[START LISTING]

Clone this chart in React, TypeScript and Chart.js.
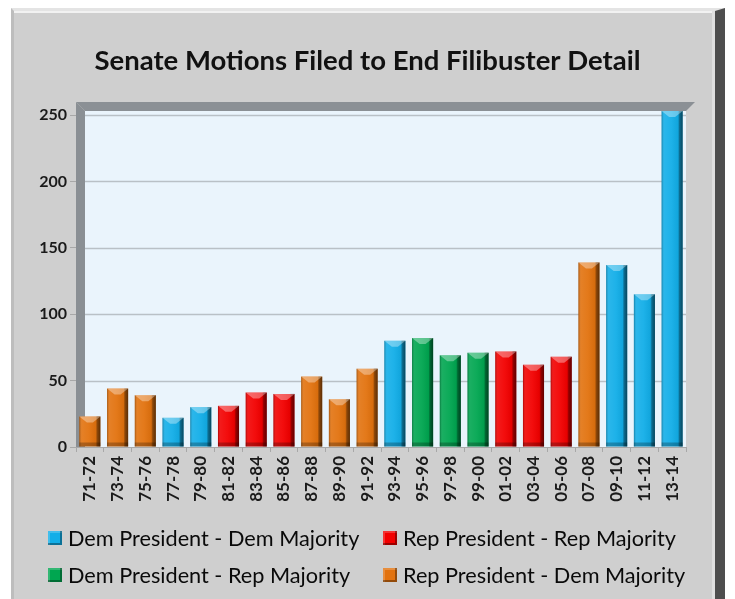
import React, { useEffect, useRef } from 'react';
import { Chart, registerables } from 'chart.js';

Chart.register(...registerables);

const TITLE = 'Senate Motions Filed to End Filibuster Detail';

const categories = [
  '71-72', '73-74', '75-76', '77-78', '79-80', '81-82', '83-84', '85-86', '87-88', '89-90', '91-92',
  '93-94', '95-96', '97-98', '99-00', '01-02', '03-04', '05-06', '07-08', '09-10', '11-12', '13-14',
];

const motions = [23, 44, 39, 22, 30, 31, 41, 40, 53, 36, 59, 80, 82, 69, 71, 72, 62, 68, 139, 137, 115, 253];

const control = [
  'RD', 'RD', 'RD', 'DD', 'DD', 'RR', 'RR', 'RR', 'RD', 'RD', 'RD',
  'DD', 'DR', 'DR', 'DR', 'RR', 'RR', 'RR', 'RD', 'DD', 'DD', 'DD',
];

const groupKeys = ['DD', 'RR', 'DR', 'RD'];
const groupNames = [
  'Dem President - Dem Majority',
  'Rep President - Rep Majority',
  'Dem President - Rep Majority',
  'Rep President - Dem Majority',
];
const groupColors = ['#12AEE8', '#F20000', '#00A650', '#E2720E'];

const yTicks = [0, 50, 100, 150, 200, 250];

const FONT = 'Lato, "Open Sans", sans-serif';

const wallPlugin = {
  id: 'walls',
  beforeDraw(chart: any) {
    const { ctx, chartArea: ca } = chart;
    const d = 9;
    const wallTop = ca.top - 13;
    ctx.save();
    ctx.fillStyle = '#EAF4FC';
    ctx.fillRect(ca.left + d, wallTop + d, ca.right - ca.left - d, ca.bottom - wallTop - d);
    ctx.fillStyle = '#8B9095';
    ctx.beginPath();
    ctx.moveTo(ca.left, wallTop);
    ctx.lineTo(ca.right + d, wallTop);
    ctx.lineTo(ca.right, wallTop + d);
    ctx.lineTo(ca.left + d, wallTop + d);
    ctx.closePath();
    ctx.fill();
    ctx.fillStyle = '#8A8F94';
    ctx.beginPath();
    ctx.moveTo(ca.left, wallTop);
    ctx.lineTo(ca.left + d, wallTop + d);
    ctx.lineTo(ca.left + d, ca.bottom);
    ctx.lineTo(ca.left, ca.bottom);
    ctx.closePath();
    ctx.fill();
    const ys = chart.scales.y;
    ctx.strokeStyle = '#B9C0C6';
    ctx.lineWidth = 1.5;
    ys.ticks.forEach((t: any) => {
      if (t.value === 0) return;
      const py = Math.round(ys.getPixelForValue(t.value)) + 0.5;
      ctx.beginPath();
      ctx.moveTo(ca.left + d, py);
      ctx.lineTo(ca.right, py);
      ctx.stroke();
    });
    ctx.restore();
  },
};

const shadePlugin = {
  id: 'shade',
  afterDatasetsDraw(chart: any) {
    const { ctx } = chart;
    ctx.save();
    chart.data.datasets.forEach((ds: any, di: number) => {
      const meta = chart.getDatasetMeta(di);
      meta.data.forEach((bar: any, i: number) => {
        if (ds.data[i] == null) return;
        const { x, y, base, width } = bar.getProps(['x', 'y', 'base', 'width'], true);
        const l = x - width / 2;
        const r = x + width / 2;
        const g = ctx.createLinearGradient(l, 0, r, 0);
        g.addColorStop(0, 'rgba(0,0,0,0.28)');
        g.addColorStop(0.12, 'rgba(255,255,255,0.10)');
        g.addColorStop(0.45, 'rgba(255,255,255,0.05)');
        g.addColorStop(0.78, 'rgba(0,0,0,0.05)');
        g.addColorStop(0.85, 'rgba(0,0,0,0.38)');
        g.addColorStop(1, 'rgba(0,0,0,0.6)');
        ctx.fillStyle = g;
        ctx.fillRect(l, y, width, base - y);
        ctx.fillStyle = 'rgba(255,255,255,0.35)';
        ctx.beginPath();
        ctx.moveTo(l, y);
        ctx.lineTo(r, y);
        ctx.lineTo(x + 3, y + 6);
        ctx.lineTo(x - 3, y + 6);
        ctx.closePath();
        ctx.fill();
        ctx.fillStyle = 'rgba(0,0,0,0.25)';
        ctx.fillRect(l, base - 4, width, 4);
      });
    });
    ctx.restore();
  },
};

function App() {
  const ref = useRef<HTMLCanvasElement | null>(null);

  useEffect(() => {
    if (!ref.current) return;
    const datasets = groupKeys.map((key, gi) => ({
      label: groupNames[gi],
      data: motions.map((v, i) => (control[i] === key ? v : null)),
      backgroundColor: groupColors[gi],
      borderWidth: 0,
      grouped: false,
      clip: false,
      barPercentage: 0.76,
      categoryPercentage: 1,
      yAxisID: 'y',
    }));
    const chart = new Chart(ref.current, {
      type: 'bar',
      data: { labels: categories, datasets },
      plugins: [wallPlugin, shadePlugin],
      options: {
        animation: false,
        responsive: false,
        maintainAspectRatio: false,
        layout: { padding: { left: 0, right: 0, top: 0, bottom: 97 } },
        plugins: {
          legend: { display: false },
          tooltip: { enabled: false },
          title: {
            display: true,
            text: TITLE,
            color: '#111',
            font: { family: FONT, size: 27.5, weight: 'bold', lineHeight: 1.2 },
            padding: { top: 45, bottom: 37 },
          },
        },
        scales: {
          x: {
            afterFit: (s: any) => { s.height = 55; },
            grid: { display: true, drawOnChartArea: false, drawTicks: true, tickLength: 5, color: '#A8A8A8', offset: true },
            border: { display: true, color: '#A8A8A8', width: 1 },
            ticks: {
              color: '#1A1A1A',
              font: { family: FONT, size: 17, weight: 'bold' },
              minRotation: 90,
              maxRotation: 90,
              autoSkip: false,
              padding: 4,
            },
          },
          y: {
            min: 0,
            max: 250,
            afterFit: (s: any) => { s.width = 76; },
            afterBuildTicks: (s: any) => { s.ticks = yTicks.map((v) => ({ value: v })); },
            grid: { display: true, drawOnChartArea: false, drawTicks: true, tickLength: 6, color: '#A8A8A8' },
            border: { display: false },
            ticks: {
              color: '#1A1A1A',
              font: { family: FONT, size: 16, weight: 'bold' },
              padding: 3,
            },
          },
          yR: {
            position: 'right',
            display: true,
            min: 0,
            max: 250,
            afterFit: (s: any) => { s.width = 49; },
            grid: { display: false, drawTicks: false },
            border: { display: false },
            ticks: { display: false },
          },
        },
      },
    });
    return () => chart.destroy();
  }, []);

  const legendItem = (gi: number, left: number, top: number) => (
    <div
      key={gi}
      style={{ position: 'absolute', left, top, height: 28, display: 'flex', alignItems: 'center', whiteSpace: 'nowrap' }}
    >
      <span
        style={{
          display: 'inline-block', width: 14, height: 14, marginRight: 6,
          background: groupColors[gi],
          boxShadow: 'inset -2px -2px 0 rgba(0,0,0,0.35), inset 2px 2px 0 rgba(255,255,255,0.2)',
        }}
      />
      <span style={{ fontFamily: FONT, fontSize: 21.7, color: '#0A0A0A' }}>{groupNames[gi]}</span>
    </div>
  );

  return (
    <div style={{ position: 'fixed', left: 0, top: 0, width: 735, height: 599, background: '#fff', overflow: 'hidden' }}>
      <div
        style={{
          position: 'absolute', left: 11, top: 8, width: 714, height: 600, boxSizing: 'border-box',
          background: '#CFCFCF',
          borderTop: '3px solid #E4E4E4',
          borderLeft: '3px solid #BDBDBD',
          borderRight: '10px solid #4E4E4E',
          boxShadow: 'inset -3px 0 0 #E0E0E0, inset 0 2px 0 #F2F2F2',
        }}
      />
      <canvas ref={ref} width={735} height={599} style={{ position: 'absolute', left: 0, top: 0, width: 735, height: 599 }} />
      {legendItem(0, 48, 524)}
      {legendItem(1, 383, 524)}
      {legendItem(2, 48, 561)}
      {legendItem(3, 383, 561)}
    </div>
  );
}

export default App;
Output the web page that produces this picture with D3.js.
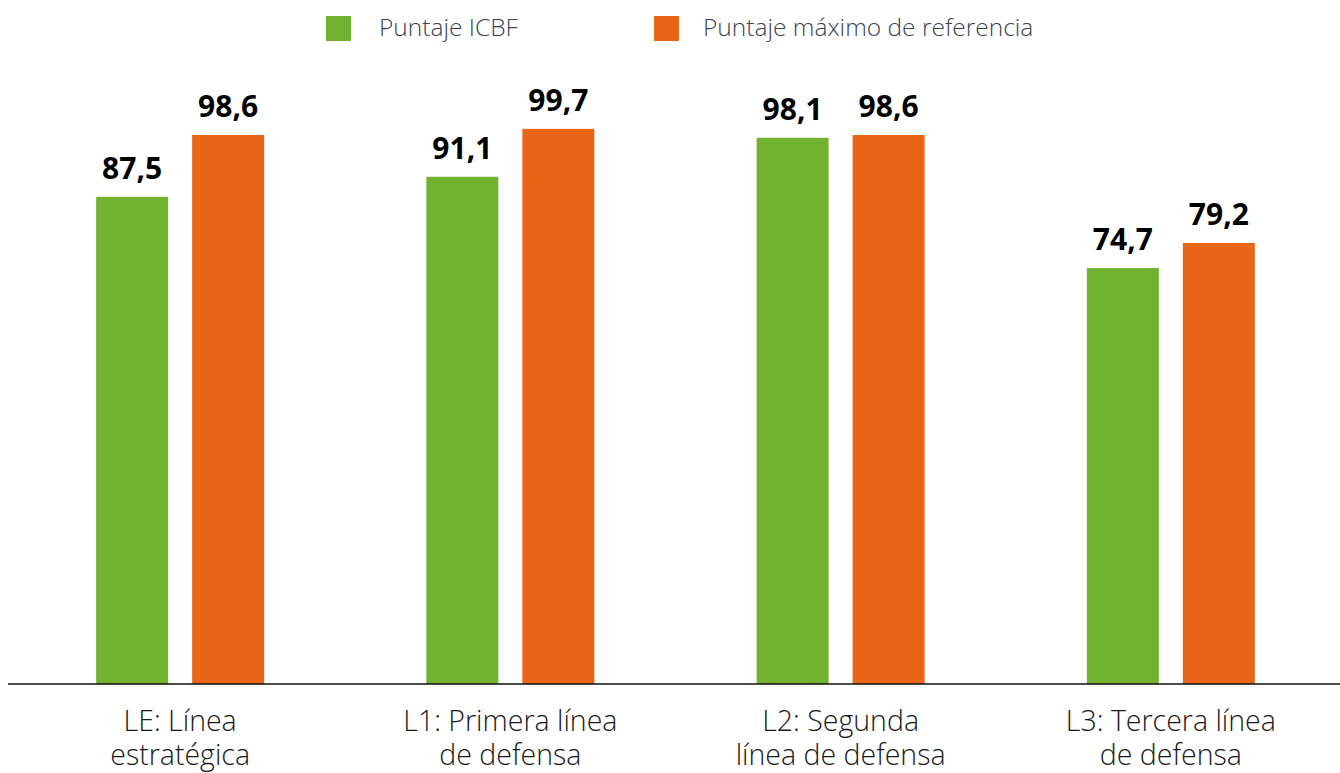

[END LISTING]

* **TASK DETAILS**:
Every line from the top of the material above through the line with "const yTicks = [0, 50, 100, 150, 200, 250];" should be duplicated exactly, please; leave out the pictures.

* **ANSWER TO THE EXERCISE**:
Clone this chart in React, TypeScript and Chart.js.
import React, { useEffect, useRef } from 'react';
import { Chart, registerables } from 'chart.js';

Chart.register(...registerables);

const TITLE = 'Senate Motions Filed to End Filibuster Detail';

const categories = [
  '71-72', '73-74', '75-76', '77-78', '79-80', '81-82', '83-84', '85-86', '87-88', '89-90', '91-92',
  '93-94', '95-96', '97-98', '99-00', '01-02', '03-04', '05-06', '07-08', '09-10', '11-12', '13-14',
];

const motions = [23, 44, 39, 22, 30, 31, 41, 40, 53, 36, 59, 80, 82, 69, 71, 72, 62, 68, 139, 137, 115, 253];

const control = [
  'RD', 'RD', 'RD', 'DD', 'DD', 'RR', 'RR', 'RR', 'RD', 'RD', 'RD',
  'DD', 'DR', 'DR', 'DR', 'RR', 'RR', 'RR', 'RD', 'DD', 'DD', 'DD',
];

const groupKeys = ['DD', 'RR', 'DR', 'RD'];
const groupNames = [
  'Dem President - Dem Majority',
  'Rep President - Rep Majority',
  'Dem President - Rep Majority',
  'Rep President - Dem Majority',
];
const groupColors = ['#12AEE8', '#F20000', '#00A650', '#E2720E'];

const yTicks = [0, 50, 100, 150, 200, 250];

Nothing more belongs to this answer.